A multi-agent architecture for diagnosing simultaneous faults along water canals

• Consider explicitly lateral outflows, gate faults and water depth sensor faults.
• A multi-agent framework for fault diagnosis is proposed.
• The main system is broken down into smaller subsystems to which an agent is assigned.
• Hierarchical flow correction confines the impact of a gate obstruction to a single pool.
• Three water depth sensors per pool enables the isolation of the downstream water depth sensor fault.

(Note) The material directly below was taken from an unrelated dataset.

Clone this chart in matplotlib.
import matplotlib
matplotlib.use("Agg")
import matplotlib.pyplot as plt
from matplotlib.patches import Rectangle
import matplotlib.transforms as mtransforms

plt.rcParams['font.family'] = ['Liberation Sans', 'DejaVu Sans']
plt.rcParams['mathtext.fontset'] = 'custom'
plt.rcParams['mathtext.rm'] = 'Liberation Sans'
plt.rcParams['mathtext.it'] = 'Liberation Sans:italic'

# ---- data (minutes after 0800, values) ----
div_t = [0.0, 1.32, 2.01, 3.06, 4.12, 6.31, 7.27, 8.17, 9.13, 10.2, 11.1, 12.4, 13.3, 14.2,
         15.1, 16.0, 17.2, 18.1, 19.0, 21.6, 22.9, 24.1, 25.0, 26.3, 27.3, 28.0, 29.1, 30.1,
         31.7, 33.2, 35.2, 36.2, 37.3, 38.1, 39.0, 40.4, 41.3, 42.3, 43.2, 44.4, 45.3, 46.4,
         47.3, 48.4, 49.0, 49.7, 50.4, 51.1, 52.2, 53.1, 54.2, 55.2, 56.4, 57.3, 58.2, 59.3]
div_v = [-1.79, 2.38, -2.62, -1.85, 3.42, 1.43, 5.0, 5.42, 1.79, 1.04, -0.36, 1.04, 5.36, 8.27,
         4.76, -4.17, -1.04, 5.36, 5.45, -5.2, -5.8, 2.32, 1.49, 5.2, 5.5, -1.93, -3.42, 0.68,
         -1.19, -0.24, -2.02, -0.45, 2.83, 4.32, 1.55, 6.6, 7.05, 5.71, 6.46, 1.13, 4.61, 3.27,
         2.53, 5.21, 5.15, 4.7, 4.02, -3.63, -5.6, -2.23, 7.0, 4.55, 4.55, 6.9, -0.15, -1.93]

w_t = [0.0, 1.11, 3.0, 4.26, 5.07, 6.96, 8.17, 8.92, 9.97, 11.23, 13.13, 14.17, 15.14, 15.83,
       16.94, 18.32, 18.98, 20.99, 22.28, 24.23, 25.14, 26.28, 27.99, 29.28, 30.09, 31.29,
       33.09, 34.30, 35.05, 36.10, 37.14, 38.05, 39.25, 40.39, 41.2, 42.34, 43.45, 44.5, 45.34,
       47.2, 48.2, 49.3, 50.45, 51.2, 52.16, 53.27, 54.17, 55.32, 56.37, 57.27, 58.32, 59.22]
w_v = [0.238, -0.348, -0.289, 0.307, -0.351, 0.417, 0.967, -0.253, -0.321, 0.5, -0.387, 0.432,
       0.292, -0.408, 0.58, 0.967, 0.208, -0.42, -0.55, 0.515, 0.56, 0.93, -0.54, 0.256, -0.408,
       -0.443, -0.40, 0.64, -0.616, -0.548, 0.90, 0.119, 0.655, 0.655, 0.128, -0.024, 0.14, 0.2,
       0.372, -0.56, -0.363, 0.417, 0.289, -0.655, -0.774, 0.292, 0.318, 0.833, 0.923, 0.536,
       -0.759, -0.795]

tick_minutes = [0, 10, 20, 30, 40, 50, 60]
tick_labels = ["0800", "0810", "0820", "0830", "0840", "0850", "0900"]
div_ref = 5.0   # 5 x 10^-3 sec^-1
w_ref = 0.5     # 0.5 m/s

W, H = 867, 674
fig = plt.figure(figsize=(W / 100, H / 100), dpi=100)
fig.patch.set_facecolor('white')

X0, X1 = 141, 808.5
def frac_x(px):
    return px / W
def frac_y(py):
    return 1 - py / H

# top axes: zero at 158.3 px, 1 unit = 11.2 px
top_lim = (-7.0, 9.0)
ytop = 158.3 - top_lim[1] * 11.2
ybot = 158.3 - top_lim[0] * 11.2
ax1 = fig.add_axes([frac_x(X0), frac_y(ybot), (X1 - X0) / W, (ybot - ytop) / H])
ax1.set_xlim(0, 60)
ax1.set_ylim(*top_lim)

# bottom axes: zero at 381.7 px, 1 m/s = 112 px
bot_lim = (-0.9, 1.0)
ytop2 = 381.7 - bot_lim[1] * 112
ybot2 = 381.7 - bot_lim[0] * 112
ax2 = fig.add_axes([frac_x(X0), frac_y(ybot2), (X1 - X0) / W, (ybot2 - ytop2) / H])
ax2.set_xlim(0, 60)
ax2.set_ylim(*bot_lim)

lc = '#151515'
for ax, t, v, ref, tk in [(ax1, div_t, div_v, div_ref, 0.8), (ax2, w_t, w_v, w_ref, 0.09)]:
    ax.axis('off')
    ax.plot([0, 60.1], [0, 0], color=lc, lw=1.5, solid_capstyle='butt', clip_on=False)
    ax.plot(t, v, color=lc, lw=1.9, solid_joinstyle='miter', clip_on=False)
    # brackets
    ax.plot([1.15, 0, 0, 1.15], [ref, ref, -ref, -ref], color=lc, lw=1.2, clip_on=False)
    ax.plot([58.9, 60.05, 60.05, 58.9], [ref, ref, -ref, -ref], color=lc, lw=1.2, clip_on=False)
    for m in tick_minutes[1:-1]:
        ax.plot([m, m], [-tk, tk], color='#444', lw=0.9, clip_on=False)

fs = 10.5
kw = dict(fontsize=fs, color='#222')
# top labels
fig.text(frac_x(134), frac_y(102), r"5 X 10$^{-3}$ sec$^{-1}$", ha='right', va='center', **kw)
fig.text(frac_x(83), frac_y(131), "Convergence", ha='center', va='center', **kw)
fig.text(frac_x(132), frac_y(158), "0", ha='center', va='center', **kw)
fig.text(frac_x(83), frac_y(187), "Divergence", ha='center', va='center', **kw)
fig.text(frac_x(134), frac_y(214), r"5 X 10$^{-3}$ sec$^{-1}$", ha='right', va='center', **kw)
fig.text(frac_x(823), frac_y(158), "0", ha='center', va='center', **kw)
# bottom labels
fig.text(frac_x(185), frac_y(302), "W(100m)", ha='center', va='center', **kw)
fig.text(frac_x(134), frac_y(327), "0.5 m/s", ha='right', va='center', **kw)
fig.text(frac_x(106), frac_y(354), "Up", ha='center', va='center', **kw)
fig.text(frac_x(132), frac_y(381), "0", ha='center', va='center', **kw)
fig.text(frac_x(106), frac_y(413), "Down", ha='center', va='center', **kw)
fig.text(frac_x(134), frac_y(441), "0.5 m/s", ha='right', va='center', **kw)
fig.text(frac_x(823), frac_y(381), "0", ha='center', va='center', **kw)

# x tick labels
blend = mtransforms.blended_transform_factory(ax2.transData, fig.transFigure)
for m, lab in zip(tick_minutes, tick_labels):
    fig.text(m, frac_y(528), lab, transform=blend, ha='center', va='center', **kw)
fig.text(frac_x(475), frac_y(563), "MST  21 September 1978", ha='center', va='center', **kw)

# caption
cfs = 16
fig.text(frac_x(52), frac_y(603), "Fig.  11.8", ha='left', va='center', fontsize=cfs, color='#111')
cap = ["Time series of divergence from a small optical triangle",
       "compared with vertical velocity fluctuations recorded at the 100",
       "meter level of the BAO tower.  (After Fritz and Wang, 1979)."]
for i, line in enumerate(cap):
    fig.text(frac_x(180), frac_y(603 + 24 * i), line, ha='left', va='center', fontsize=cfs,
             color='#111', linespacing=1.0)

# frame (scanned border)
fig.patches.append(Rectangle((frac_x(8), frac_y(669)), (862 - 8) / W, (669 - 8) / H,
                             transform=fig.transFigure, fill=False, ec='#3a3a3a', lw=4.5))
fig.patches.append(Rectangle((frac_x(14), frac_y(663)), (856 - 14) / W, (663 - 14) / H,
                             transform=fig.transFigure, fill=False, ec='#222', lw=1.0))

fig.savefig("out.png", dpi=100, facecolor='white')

Water is intensively used in mankind activities, in particular in agriculture. Water is commonly conveyed for agriculture purposes through water canal networks which are large-scale spatially distributed systems crossing extensive regions. In the presence of leaks, unauthorized water withdrawals, water depth sensor faults or gate faults, the quality of service can be severely compromised. A system able to diagnose which type of fault is present at a given time is of vital importance to access the current state of the water canal and proceed to restore its nominal condition. This paper proposes a multi-agent architecture to simultaneously detect, isolate and estimate lateral outflows (e.g., leaks or water withdrawals) and hardware faults (e.g., a gate obstruction or a downstream water depth sensor fault) in water canal networks. First, the main canal network is broken down into several subsystems composed of a single canal pool with the corresponding gate. Then, an agent is assigned to each subsystem aiming at its fault diagnosis. The approach is based on the generation and evaluation of residuals obtained from the comparison of model-based output signals with real data. Application to an experimental water canal bears out the proposed architecture as a valuable tool for monitoring and supervising general water canals.